### MATERIAL FOR THE TASK
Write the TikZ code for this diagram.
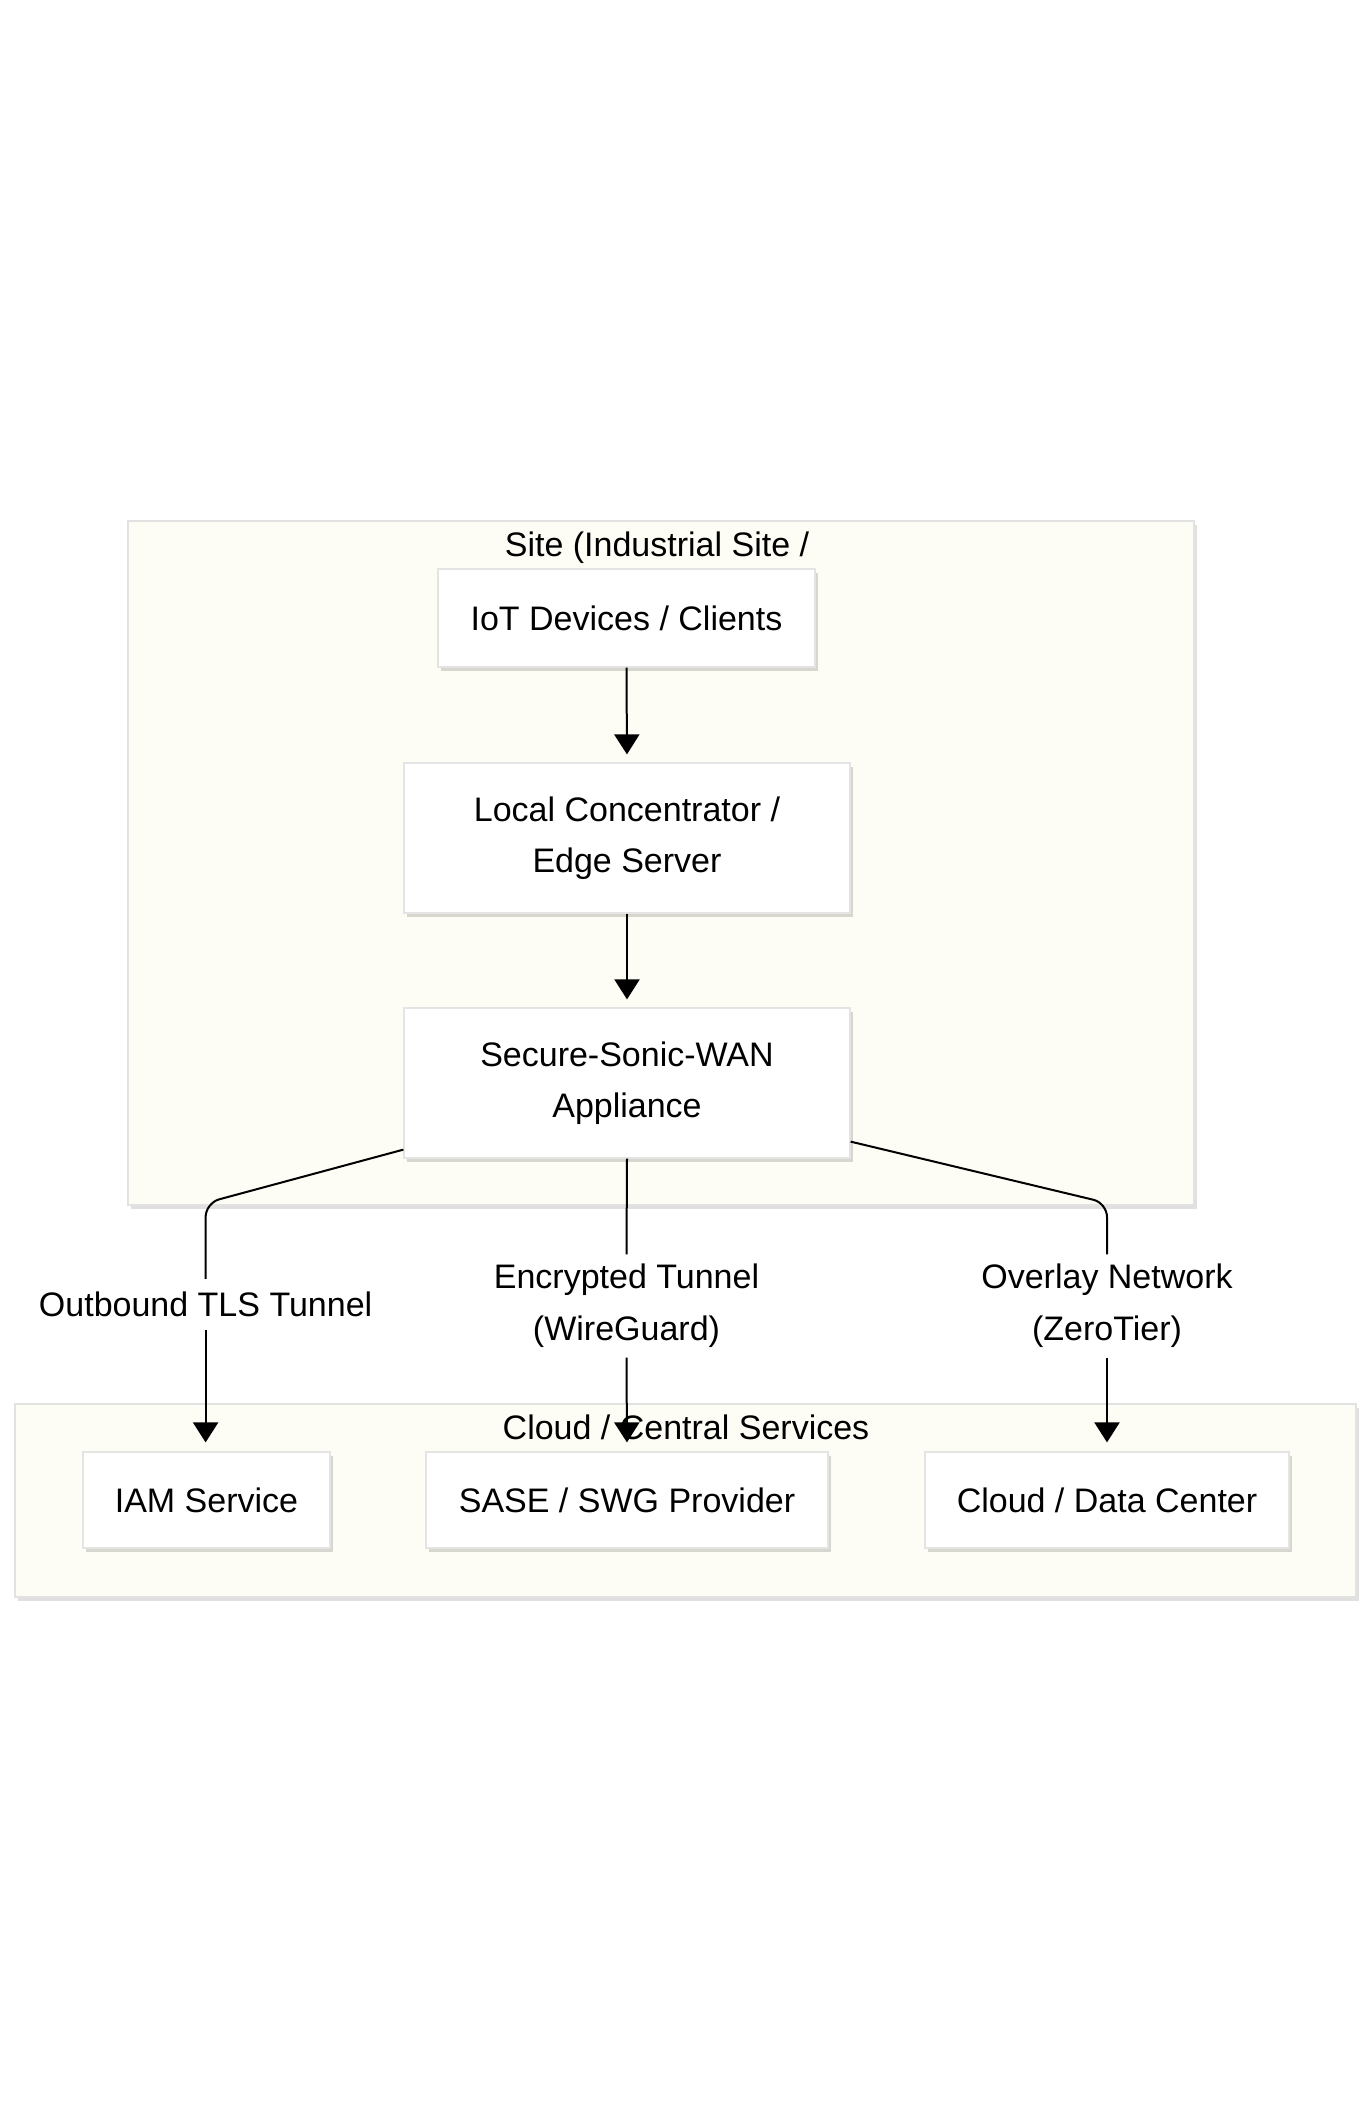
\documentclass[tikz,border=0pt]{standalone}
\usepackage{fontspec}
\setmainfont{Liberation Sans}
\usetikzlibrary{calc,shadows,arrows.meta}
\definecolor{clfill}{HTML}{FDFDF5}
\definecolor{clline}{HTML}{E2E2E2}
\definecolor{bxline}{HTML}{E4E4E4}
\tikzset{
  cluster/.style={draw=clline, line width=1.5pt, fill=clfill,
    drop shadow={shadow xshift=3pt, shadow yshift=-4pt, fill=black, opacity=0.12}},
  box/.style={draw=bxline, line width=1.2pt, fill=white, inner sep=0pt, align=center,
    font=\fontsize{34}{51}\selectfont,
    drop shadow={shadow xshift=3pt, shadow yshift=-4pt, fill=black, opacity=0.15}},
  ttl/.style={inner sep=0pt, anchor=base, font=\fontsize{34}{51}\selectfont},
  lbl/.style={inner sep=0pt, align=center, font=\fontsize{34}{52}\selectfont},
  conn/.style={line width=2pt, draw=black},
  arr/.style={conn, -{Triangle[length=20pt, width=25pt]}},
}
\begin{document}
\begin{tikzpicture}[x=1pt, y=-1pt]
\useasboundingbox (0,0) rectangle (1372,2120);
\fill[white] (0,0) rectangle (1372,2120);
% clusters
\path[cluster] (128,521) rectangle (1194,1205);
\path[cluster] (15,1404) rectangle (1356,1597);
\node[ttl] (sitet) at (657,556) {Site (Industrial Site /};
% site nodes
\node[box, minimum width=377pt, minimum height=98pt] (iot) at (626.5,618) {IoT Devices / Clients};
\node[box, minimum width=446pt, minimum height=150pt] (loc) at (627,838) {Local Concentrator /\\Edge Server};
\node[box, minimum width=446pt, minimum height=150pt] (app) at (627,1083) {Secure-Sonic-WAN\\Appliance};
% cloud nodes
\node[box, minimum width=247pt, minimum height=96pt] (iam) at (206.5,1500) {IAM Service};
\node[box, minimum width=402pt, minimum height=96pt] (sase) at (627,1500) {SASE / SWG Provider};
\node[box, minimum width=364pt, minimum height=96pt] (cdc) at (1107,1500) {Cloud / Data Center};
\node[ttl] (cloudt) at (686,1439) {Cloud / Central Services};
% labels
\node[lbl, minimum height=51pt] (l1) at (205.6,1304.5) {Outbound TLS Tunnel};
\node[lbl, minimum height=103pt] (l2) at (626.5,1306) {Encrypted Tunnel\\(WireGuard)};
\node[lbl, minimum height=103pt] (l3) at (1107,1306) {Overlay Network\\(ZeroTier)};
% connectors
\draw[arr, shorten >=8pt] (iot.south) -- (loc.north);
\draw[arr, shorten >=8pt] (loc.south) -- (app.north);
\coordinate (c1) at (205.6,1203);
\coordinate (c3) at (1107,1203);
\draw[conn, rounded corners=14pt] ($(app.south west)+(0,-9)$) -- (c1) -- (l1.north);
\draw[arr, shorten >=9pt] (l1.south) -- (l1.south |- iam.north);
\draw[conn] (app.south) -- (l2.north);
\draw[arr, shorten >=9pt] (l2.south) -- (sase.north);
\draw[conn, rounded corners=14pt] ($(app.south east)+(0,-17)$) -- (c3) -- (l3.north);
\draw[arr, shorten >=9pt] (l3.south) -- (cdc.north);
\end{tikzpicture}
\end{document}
---
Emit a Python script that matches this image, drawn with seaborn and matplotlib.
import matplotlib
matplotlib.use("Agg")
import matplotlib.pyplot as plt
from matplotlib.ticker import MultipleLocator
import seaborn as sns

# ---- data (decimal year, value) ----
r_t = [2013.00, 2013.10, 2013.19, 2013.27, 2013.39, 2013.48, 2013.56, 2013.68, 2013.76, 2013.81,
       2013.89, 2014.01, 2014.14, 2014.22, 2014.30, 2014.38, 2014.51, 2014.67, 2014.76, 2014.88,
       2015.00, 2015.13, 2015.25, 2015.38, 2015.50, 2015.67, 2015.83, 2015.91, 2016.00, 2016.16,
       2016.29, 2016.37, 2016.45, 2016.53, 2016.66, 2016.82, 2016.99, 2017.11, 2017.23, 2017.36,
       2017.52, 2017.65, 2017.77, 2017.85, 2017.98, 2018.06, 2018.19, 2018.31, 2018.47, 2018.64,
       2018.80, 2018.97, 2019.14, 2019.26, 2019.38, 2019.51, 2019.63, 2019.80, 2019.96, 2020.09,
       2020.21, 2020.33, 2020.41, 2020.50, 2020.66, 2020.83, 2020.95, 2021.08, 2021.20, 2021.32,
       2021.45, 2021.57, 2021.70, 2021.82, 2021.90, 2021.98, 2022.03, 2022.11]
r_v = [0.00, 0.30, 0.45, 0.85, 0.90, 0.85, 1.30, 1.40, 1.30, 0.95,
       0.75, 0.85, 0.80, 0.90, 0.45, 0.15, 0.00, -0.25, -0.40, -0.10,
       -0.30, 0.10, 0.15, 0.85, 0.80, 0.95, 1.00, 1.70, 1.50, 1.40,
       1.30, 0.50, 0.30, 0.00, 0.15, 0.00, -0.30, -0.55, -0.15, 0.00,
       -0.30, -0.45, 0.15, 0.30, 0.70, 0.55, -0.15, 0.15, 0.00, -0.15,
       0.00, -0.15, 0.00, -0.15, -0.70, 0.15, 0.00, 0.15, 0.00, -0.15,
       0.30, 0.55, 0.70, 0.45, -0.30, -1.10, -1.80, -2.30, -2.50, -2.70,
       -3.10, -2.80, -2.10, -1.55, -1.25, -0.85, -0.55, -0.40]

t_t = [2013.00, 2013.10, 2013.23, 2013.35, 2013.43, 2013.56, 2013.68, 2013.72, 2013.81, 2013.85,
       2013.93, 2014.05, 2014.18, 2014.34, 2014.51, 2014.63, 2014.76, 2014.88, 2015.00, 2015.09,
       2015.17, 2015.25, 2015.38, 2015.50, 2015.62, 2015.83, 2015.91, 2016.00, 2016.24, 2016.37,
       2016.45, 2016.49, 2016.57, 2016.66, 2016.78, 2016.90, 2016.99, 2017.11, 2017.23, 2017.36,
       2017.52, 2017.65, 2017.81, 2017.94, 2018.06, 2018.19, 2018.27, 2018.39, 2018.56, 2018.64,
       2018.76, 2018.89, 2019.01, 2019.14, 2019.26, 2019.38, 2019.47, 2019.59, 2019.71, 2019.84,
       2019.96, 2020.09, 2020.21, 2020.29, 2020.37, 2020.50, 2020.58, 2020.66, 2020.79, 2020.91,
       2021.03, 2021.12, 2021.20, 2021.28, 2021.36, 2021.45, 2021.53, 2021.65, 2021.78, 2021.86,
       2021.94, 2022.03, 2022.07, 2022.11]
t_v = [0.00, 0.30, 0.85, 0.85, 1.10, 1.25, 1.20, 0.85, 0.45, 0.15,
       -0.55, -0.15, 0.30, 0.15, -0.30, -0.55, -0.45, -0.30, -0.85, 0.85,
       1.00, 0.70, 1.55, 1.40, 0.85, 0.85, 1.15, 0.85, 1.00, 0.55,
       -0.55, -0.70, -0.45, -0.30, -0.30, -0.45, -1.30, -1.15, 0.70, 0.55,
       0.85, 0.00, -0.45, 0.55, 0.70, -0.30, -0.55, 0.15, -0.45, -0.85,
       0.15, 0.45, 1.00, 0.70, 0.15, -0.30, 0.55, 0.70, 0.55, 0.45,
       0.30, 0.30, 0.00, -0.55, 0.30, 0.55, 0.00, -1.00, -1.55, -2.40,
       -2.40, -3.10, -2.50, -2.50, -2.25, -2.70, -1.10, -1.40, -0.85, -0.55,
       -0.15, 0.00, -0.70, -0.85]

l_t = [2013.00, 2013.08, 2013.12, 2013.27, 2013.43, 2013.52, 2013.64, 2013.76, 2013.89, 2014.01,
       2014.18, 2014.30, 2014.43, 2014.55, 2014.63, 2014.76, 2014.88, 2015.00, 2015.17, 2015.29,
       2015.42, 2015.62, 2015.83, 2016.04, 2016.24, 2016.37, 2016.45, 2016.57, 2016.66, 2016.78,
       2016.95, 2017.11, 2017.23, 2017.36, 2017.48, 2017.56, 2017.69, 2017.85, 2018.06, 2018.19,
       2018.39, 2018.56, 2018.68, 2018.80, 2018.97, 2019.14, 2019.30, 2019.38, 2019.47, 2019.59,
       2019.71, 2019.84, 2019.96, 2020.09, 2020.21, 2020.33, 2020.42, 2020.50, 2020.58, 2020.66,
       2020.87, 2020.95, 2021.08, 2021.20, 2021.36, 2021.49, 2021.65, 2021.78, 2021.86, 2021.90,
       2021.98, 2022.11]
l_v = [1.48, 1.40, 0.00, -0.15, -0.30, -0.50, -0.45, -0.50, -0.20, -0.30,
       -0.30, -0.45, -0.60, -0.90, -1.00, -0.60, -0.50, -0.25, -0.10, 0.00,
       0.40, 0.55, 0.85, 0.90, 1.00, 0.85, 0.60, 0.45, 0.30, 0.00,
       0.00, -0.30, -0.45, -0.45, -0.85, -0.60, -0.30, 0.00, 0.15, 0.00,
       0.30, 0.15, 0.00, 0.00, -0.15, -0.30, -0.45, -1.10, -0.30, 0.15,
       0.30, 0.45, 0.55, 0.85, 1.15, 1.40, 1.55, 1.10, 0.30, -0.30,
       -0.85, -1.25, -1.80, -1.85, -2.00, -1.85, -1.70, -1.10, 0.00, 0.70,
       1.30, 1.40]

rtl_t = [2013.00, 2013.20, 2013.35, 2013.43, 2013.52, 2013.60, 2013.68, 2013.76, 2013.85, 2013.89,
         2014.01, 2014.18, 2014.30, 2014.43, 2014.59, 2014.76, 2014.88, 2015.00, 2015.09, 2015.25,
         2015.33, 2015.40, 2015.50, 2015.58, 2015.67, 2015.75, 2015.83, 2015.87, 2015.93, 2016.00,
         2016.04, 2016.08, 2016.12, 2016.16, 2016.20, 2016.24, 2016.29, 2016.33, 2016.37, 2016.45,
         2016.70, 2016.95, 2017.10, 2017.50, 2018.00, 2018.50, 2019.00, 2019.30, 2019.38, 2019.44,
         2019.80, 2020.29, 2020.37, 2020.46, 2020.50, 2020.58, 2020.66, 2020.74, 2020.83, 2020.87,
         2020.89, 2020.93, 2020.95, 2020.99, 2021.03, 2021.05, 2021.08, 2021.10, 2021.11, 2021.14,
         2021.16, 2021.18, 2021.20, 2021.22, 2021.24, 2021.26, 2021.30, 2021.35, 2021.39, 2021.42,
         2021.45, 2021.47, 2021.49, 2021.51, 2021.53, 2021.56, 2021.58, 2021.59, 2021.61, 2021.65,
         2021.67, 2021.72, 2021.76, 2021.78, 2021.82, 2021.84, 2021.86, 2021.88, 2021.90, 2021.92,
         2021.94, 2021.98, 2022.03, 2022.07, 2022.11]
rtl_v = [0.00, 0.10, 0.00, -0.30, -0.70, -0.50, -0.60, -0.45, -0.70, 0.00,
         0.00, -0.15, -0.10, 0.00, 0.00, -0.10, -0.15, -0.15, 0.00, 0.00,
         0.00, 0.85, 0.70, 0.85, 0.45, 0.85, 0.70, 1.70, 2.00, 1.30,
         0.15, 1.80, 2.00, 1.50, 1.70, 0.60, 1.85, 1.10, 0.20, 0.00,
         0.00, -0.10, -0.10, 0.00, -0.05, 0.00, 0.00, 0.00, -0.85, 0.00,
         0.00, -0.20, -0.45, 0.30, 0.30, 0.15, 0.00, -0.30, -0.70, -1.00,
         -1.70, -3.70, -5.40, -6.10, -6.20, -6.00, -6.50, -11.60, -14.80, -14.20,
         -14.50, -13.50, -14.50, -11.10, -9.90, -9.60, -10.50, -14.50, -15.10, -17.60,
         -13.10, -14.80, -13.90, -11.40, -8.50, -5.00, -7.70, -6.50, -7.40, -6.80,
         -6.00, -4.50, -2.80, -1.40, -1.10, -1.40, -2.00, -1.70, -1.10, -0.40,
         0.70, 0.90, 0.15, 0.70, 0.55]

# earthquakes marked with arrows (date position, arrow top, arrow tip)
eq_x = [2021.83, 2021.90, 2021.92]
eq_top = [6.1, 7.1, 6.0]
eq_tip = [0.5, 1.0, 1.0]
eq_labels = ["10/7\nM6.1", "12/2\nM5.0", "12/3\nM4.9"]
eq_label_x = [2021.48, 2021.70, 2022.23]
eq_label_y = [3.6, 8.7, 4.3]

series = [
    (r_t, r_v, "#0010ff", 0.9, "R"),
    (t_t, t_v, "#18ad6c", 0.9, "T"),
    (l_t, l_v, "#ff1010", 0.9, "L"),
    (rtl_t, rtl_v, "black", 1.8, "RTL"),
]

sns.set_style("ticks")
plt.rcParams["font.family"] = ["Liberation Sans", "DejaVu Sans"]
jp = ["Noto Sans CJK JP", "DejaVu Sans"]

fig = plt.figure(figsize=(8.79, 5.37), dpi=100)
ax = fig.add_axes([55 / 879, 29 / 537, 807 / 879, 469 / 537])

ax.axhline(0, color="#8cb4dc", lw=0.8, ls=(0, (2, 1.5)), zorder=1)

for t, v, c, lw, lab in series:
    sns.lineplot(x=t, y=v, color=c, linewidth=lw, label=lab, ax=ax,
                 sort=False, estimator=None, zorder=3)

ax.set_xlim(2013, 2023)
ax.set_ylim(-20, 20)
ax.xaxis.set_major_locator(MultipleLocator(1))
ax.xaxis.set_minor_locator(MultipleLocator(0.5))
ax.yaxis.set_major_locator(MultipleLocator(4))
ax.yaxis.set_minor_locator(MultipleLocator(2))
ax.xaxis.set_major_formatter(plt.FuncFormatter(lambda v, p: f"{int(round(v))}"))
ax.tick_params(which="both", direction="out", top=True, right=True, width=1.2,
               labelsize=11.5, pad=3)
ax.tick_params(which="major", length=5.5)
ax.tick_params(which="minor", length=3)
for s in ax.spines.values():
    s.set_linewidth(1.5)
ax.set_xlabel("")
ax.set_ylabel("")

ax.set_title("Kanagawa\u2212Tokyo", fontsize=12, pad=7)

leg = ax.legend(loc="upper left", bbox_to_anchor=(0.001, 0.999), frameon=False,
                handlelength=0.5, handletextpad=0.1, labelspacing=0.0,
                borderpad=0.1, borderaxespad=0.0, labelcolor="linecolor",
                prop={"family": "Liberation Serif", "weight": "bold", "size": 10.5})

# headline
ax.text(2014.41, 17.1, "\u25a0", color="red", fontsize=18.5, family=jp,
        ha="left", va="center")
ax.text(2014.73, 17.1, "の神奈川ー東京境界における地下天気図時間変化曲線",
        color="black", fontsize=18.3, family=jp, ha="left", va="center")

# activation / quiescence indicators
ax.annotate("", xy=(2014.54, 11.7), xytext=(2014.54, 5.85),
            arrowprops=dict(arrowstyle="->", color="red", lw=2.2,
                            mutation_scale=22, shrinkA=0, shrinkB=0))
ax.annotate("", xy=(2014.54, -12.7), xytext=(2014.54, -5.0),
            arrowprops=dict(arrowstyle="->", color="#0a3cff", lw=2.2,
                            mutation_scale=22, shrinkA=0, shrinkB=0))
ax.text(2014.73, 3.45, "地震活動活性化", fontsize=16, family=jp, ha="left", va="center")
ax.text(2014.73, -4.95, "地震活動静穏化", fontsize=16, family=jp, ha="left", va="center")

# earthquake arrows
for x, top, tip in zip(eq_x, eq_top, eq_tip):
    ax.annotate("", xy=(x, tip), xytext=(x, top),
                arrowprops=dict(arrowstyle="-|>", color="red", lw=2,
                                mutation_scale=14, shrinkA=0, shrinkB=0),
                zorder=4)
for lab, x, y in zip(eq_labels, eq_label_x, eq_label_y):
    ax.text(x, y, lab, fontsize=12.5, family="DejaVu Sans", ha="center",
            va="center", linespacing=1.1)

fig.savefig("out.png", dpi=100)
==
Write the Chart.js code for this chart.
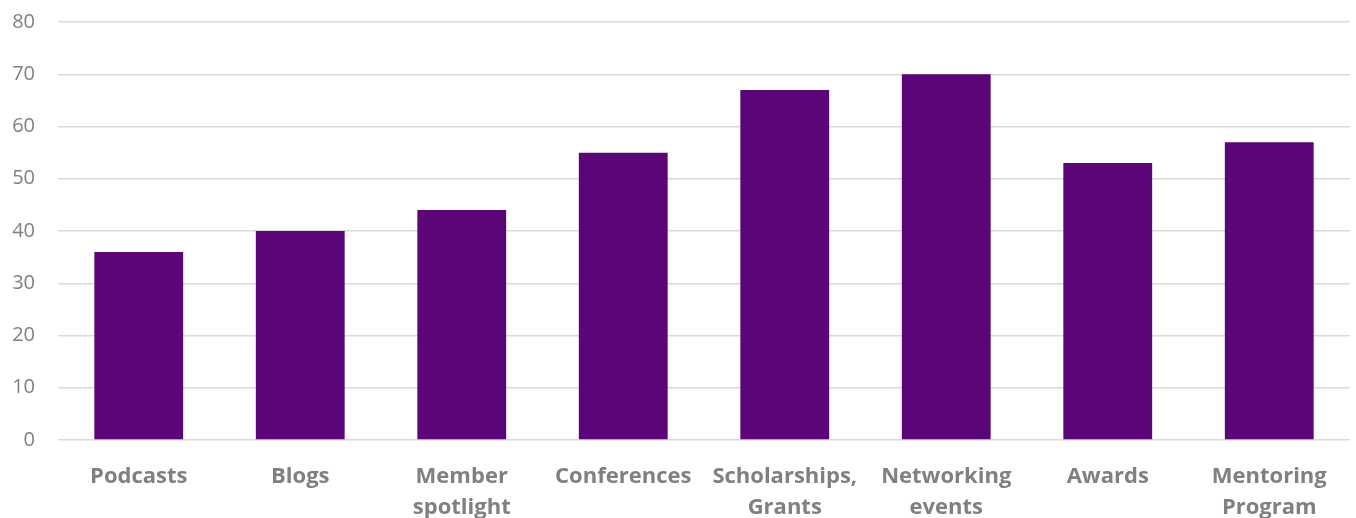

### TASK PROMPT
In the material above, find each line that contains the word "seaborn", and select it.

### OUTPUT OF THE EXERCISE
Emit a Python script that matches this image, drawn with seaborn and matplotlib.
import seaborn as sns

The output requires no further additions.